El lunes me levanto bien temprano. La costumbre de madrugar cuando debo enfrentar una gestión burocrática no la he perdido. Después de una hora en el tren me bajo en la estación del Paseo de Gracia, en Barcelona.

El consulado queda a unas pocas manzanas. Llegar a pie es cuestión de cinco minutos caminando. Afuera esperan tres cubanas avispadas. Las delatan, más que el acento inaudible por el tráfico o contaminado por los años de estancia, el lenguaje corporal, la pantomima paciente y cómica de la espera.

Abren antes. El portero, catalán y feliz, nos cede el paso y orienta. Demoro poco en llegar frente al funcionario consular en el mostrador. Atento y eficiente, me dice que no son necesarias las fotos que llevé y me entrega un pequeño volante con los datos de la sucursal del Banco Santander donde debo depositar el dinero y recibir el resguardo que es obligatorio presentar luego en el consulado. “Está muy cerca de aquí”, me alienta.

Llego al lugar, en plena Rambla de Cataluña, pero no es ahí. El servicio ahora lo prestan en la misma calle y entidad bancaria pero tres cuadras más abajo. Sigo, sin apuro. En cuanto llego al otro banco una señorita muy agradable y profesional me informa que debo abonar la tasa directo en el cajero electrónico, un artefacto voluminoso y de aspecto intimidante dispuesto a tragarse mi dinero sin darme a cambio el recibo necesario. La chica se da cuenta de mi resquemor y acude rauda en mi auxilio. Ni siquiera debo repetirle el número de cuenta. A la primera, de memoria, lo introduce en el ordenador.

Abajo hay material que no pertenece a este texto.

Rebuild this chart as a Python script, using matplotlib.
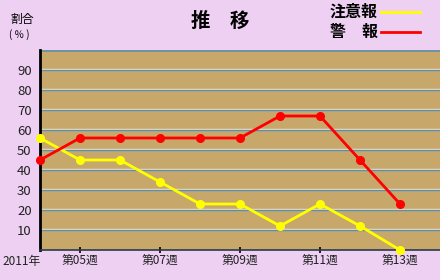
import matplotlib.pyplot as plt

plt.rcParams['font.family'] = ['Noto Sans CJK JP', 'DejaVu Sans']

# data
weeks = [4, 5, 6, 7, 8, 9, 10, 11, 12, 13]
chuiho = [56, 45, 45, 34, 23, 23, 12, 23, 12, 0]
keiho = [45, 56, 56, 56, 56, 56, 67, 67, 45, 23]
tick_weeks = [5, 7, 9, 11, 13]
tick_labels = ["第05週", "第07週", "第09週", "第11週", "第13週"]
y_ticks = [10, 20, 30, 40, 50, 60, 70, 80, 90]

bg = "#edd0f2"
fig = plt.figure(figsize=(4.4, 2.8), dpi=100, facecolor=bg)
ax = fig.add_axes([40 / 440, 30 / 280, 400 / 440, 200 / 280])
ax.set_facecolor("#c8a76b")
ax.set_xlim(4, 14)
ax.set_ylim(0, 100)

# double gridlines: light line just above a steel-blue one
for v in y_ticks:
    ax.axhline(v + 0.6, color="#efe6d0", lw=1.0, zorder=1)
    ax.axhline(v, color="#5b8fb0", lw=1.0, zorder=1)
ax.axhline(99.6, color="#5b8fb0", lw=1.2, zorder=1)

ax.plot(weeks, chuiho, color="#ffff00", lw=2, marker="o", ms=5.5, zorder=3, clip_on=False)
ax.plot(weeks, keiho, color="#ff0000", lw=2, marker="o", ms=5.5, zorder=4, clip_on=False)

for s in ["top", "right"]:
    ax.spines[s].set_visible(False)
ax.spines["left"].set_color("black")
ax.spines["left"].set_linewidth(2)
ax.spines["bottom"].set_color("#2a3a4a")
ax.spines["bottom"].set_linewidth(1.2)

ax.set_yticks(y_ticks)
ax.set_yticklabels([str(v) for v in y_ticks], fontsize=9.5, color="#222222")
ax.tick_params(axis="y", length=0, pad=6)
ax.set_xticks(tick_weeks)
ax.set_xticklabels(tick_labels, fontsize=8.5, color="#222222")
ax.tick_params(axis="x", length=4, width=1.2, direction="inout", pad=1)

fig.text(2 / 440, 1 - 262 / 280, "2011年", fontsize=8.5, color="#222222", va="center")
fig.text(10 / 440, 1 - 19 / 280, "割合", fontsize=8.5, va="center")
fig.text(9 / 440, 1 - 35 / 280, "( ％ )", fontsize=7, va="center")
fig.text(220 / 440, 1 - 21 / 280, "推　移", fontsize=14, fontweight="bold", ha="center", va="center")

fig.text(330 / 440, 1 - 12 / 280, "注意報", fontsize=11.5, fontweight="bold", va="center")
fig.text(330 / 440, 1 - 32 / 280, "警　報", fontsize=11.5, fontweight="bold", va="center")
fig.add_artist(plt.Line2D([381 / 440, 420 / 440], [1 - 12 / 280] * 2, color="#ffff00", lw=2))
fig.add_artist(plt.Line2D([381 / 440, 420 / 440], [1 - 32 / 280] * 2, color="#ff0000", lw=2))

fig.savefig("out.png", dpi=100, facecolor=bg)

No salgo de mi asombro pero ella, que lee el pensamiento, se excusa elegante: “Es que lo hago todo el día: ayudar a los cubanos a pagar sus cuentas”. Sonríe. Sonrío. Agradezco. Regreso al consulado y no debo esperar ni hacer la cola de nuevo. Pongo el pasaporte sobre el mostrador y otro funcionario lo recoge. Cinco minutos después me llaman por mi nombre y apellidos. Comprueban mi identidad en el documento. Me lo devuelven, otra vez gentiles. Me desean buen viaje.

Abro el pasaporte y el único cambio es que ahora una pegatina rosa, acuñada con furia y firmada a mano, prorroga mi derecho a ser y vivir en Cuba. Aún no son aún las 10 de la mañana. Compro un café con leche. Soy muy feliz.